The irony is that, while Israel denounces Palestinians and their supporters as liars for speaking of the Nakba, its own officials publicly cite the Nakba as a real event that can be repeated if Palestinians do not submit completely.
Genocidal rhetoricThat should not surprise us. After all, the goal of expulsion did not end with the events of 1948 - the reason Palestinians speak of an "ongoing Nakba".
Israeli officials regularly employ genocidal-type rhetoric. As head of Israel's military, Moshe Yaalon compared the threat posed by Palestinians to "cancer" that had "to be severed and fought to the bitter end".
Ayelet Shaked, currently Israel's interior minister, has characterised all Palestinians as "enemy combatants" - a term suggesting they are legitimate military targets. She has referred to any Palestinians that fight Israel's decades of belligerent occupation as "snakes" and indicated that their entire families can be eliminated, including their mothers, otherwise "more little snakes will be raised there".
Leading rabbis in Israel are even more explicit. Two wrote a notorious handbook, The King's Torah, arguing that it is permitted to kill Palestinians, even babies, pre-emptively because "it is clear that they will grow to harm us". Neither faced prosecution.
'Finish the job'
These types of menacing comments are not just directed at Palestinians in the occupied territories. Notably, the recent Nakba threats were chiefly aimed at Israel's 1.8 million Palestinian citizens, who, Israel falsely maintains, enjoy equal status with Israel's Jewish citizens.
Palestinian citizens are the descendants of the small numbers of Palestinians who managed to avoid expulsion in 1948 - due largely to oversights and international pressure.
Exemplifying Israelis' cognitive dissonance on this issue, historian Benny Morris has cited the existence of a Palestinian minority in Israel as proof that the Nakba is a lie and that Israel never intended to ethnically cleanse Palestinians.
He has done so even as he lamented the fact that Ben-Gurion "got cold feet during the [1948] war" and "faltered" in failing to expel every last Palestinian.
In this, he shares the sentiments of far-right politicians like Bezalel Smotrich, another former government minister. Last year, Smotrich addressed legislators representing the Palestinian minority, saying: "It's a mistake that Ben-Gurion didn't finish the job and didn't throw you out in 1948."

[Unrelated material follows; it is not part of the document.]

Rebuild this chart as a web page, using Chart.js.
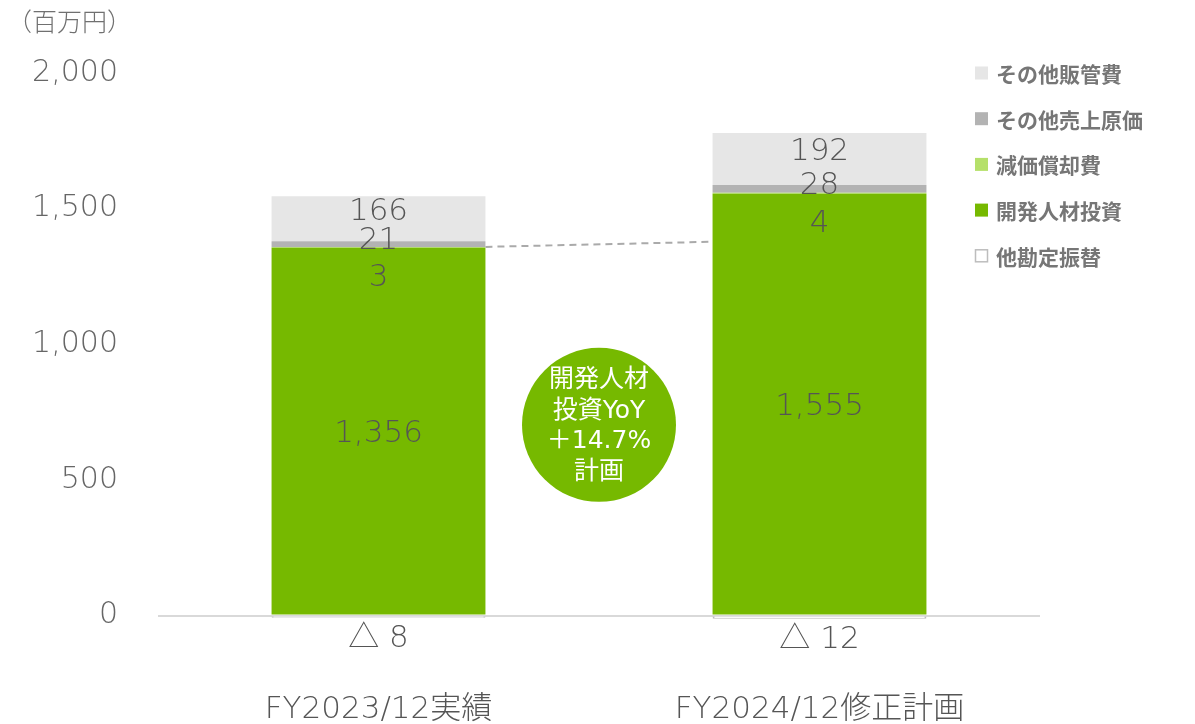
<!DOCTYPE html>
<html>
<head>
<meta charset="utf-8">
<script src="https://cdn.jsdelivr.net/npm/chart.js@4.4.1/dist/chart.umd.min.js"></script>
<style>
  html, body { margin: 0; padding: 0; background: #fff; }
</style>
</head>
<body>
<canvas id="myChart" width="1195" height="724"></canvas>
<script>
// data
const categories = ['FY2023/12実績', 'FY2024/12修正計画']
const seriesNames = ['他勘定振替', '開発人材投資', '減価償却費', 'その他売上原価', 'その他販管費']
const transfer = [-8, -12]
const devInvest = [1356, 1555]
const depreciation = [3, 4]
const otherCost = [21, 28]
const otherSga = [166, 192]
const yTicks = [0, 500, 1000, 1500, 2000]
const unitLabel = '（百万円）'
const bubbleText = ['開発人材', '投資YoY', '＋14.7%', '計画']
const connector = [1359, 1378]

const FONT = "'Noto Sans CJK JP', 'Noto Sans', sans-serif"
const NUMFONT = "'DejaVu Sans', 'Noto Sans CJK JP', sans-serif"
const colors = ['#ffffff', '#76b900', '#b5e06a', '#b3b3b3', '#e6e6e6']
const borders = ['#bdbdbd', '#76b900', '#b5e06a', '#b3b3b3', '#e6e6e6']

function fmt(v) {
    if (v < 0) return '△ ' + Math.abs(v).toLocaleString('en-US')
    return v.toLocaleString('en-US')
}

// where each segment's label sits relative to the segment
const labelPlace = [
    (el) => el.y + 21,
    (el) => (el.y + el.base) / 2 + 3,
    (el) => el.y + 31,
    (el) => (el.y + el.base) / 2 - 3,
    (el) => (el.y + el.base) / 2 - 7,
]

const extras = {
    id: 'extras',
    afterDatasetsDraw(chart) {
        const ctx = chart.ctx
        const x = chart.scales.x
        const y = chart.scales.y

        // dashed connector between the green bars
        const m0 = chart.getDatasetMeta(1).data[0]
        const m1 = chart.getDatasetMeta(1).data[1]
        ctx.save()
        ctx.strokeStyle = '#aaaaaa'
        ctx.lineWidth = 2
        ctx.setLineDash([7, 5])
        ctx.beginPath()
        ctx.moveTo(m0.x + m0.width / 2, y.getPixelForValue(connector[0]))
        ctx.lineTo(m1.x - m1.width / 2, y.getPixelForValue(connector[1]))
        ctx.stroke()
        ctx.restore()

        // segment labels
        ctx.save()
        ctx.fillStyle = '#555555'
        ctx.font = '200 31px ' + NUMFONT
        ctx.textAlign = 'center'
        ctx.textBaseline = 'middle'
        chart.data.datasets.forEach((ds, i) => {
            chart.getDatasetMeta(i).data.forEach((el, j) => {
                ctx.fillText(fmt(ds.data[j]), el.x, labelPlace[i](el))
            })
        })
        ctx.restore()

        // green bubble
        const cx = (x.getPixelForValue(0) + x.getPixelForValue(1)) / 2
        const cy = y.getPixelForValue(703)
        ctx.save()
        ctx.fillStyle = '#76b900'
        ctx.beginPath()
        ctx.arc(cx, cy, 77, 0, Math.PI * 2)
        ctx.fill()
        ctx.fillStyle = '#ffffff'
        ctx.font = '25px ' + NUMFONT
        ctx.textAlign = 'center'
        ctx.textBaseline = 'middle'
        bubbleText.forEach((t, k) => {
            ctx.fillText(t, cx, cy - 44 + k * 30.5)
        })
        ctx.restore()
    },
    afterDraw(chart) {
        const ctx = chart.ctx
        ctx.save()
        // unit label
        ctx.fillStyle = '#707070'
        ctx.font = '300 25px ' + FONT
        ctx.textAlign = 'left'
        ctx.textBaseline = 'middle'
        ctx.fillText(unitLabel, 7, 21)

        // legend, top series first
        ctx.font = 'bold 21px ' + FONT
        for (let k = 0; k < seriesNames.length; k++) {
            const i = seriesNames.length - 1 - k
            const ly = 73 + k * 45.7
            if (i === 0) {
                ctx.fillStyle = '#ffffff'
                ctx.fillRect(975, ly - 6.5, 13, 13)
                ctx.strokeStyle = '#bdbdbd'
                ctx.lineWidth = 1.5
                ctx.strokeRect(975.5, ly - 6, 12, 12)
            } else {
                ctx.fillStyle = colors[i]
                ctx.fillRect(975, ly - 6.5, 13, 13)
            }
            ctx.fillStyle = '#767676'
            ctx.fillText(seriesNames[i], 996, ly + 1)
        }
        ctx.restore()
    }
}

const seriesData = [transfer, devInvest, depreciation, otherCost, otherSga]

const ctx = document.getElementById('myChart')
const myChart = new Chart(ctx, {
    type: 'bar',
    data: {
        labels: categories,
        datasets: seriesData.map((d, i) => ({
            label: seriesNames[i],
            data: d,
            backgroundColor: colors[i],
            borderColor: borders[i],
            borderWidth: i === 0 ? 2 : 0,
            categoryPercentage: 1,
            barPercentage: 0.485,
        })),
    },
    options: {
        responsive: false,
        animation: false,
        devicePixelRatio: 1,
        layout: { padding: { top: 73, right: 155, left: 0, bottom: 0 } },
        plugins: {
            legend: { display: false },
            tooltip: { enabled: false },
        },
        scales: {
            x: {
                stacked: true,
                grid: { display: false, drawTicks: false },
                border: { display: false },
                ticks: {
                    padding: 70,
                    color: '#555555',
                    font: { family: NUMFONT, size: 31, weight: '200' },
                },
                afterFit(scale) { scale.height = 103 },
            },
            y: {
                stacked: true,
                min: -20,
                max: 2000,
                afterBuildTicks(scale) {
                    scale.ticks = yTicks.map(v => ({ value: v }))
                },
                grid: {
                    drawTicks: false,
                    lineWidth: 2,
                    color: c => (c.tick && c.tick.value === 0 ? '#d9d9d9' : 'rgba(0,0,0,0)'),
                },
                border: { display: false },
                ticks: {
                    padding: 40,
                    color: '#666666',
                    font: { family: NUMFONT, size: 30, weight: '200' },
                    callback: v => v.toLocaleString('en-US'),
                },
                afterFit(scale) { scale.width = 158 },
            },
        },
    },
    plugins: [extras],
})
</script>
</body>
</html>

On another occasion, Smotrich made a barely veiled threat of expulsion: "Arabs are citizens of Israel - for now, at least."
Caught in a trap
Such threats are far from idle. In its first decades, Israel continued to secretly expel vulnerable communities of Palestinian citizens, such as the Bedouin in the Naqab, and plotted to expel more.
Israel's security forces carried out an early massacre of Palestinian citizens, almost certainly to incentivise them to leave. Israel has also conducted at least one secret military exercise to prepare for a scenario in which there is a mass expulsion of Israel's Palestinian minority.
Israel's most senior politicians have proposed opaque plans to strip much of the Palestinian minority of its Israeli citizenship and their right to live in the state of Israel.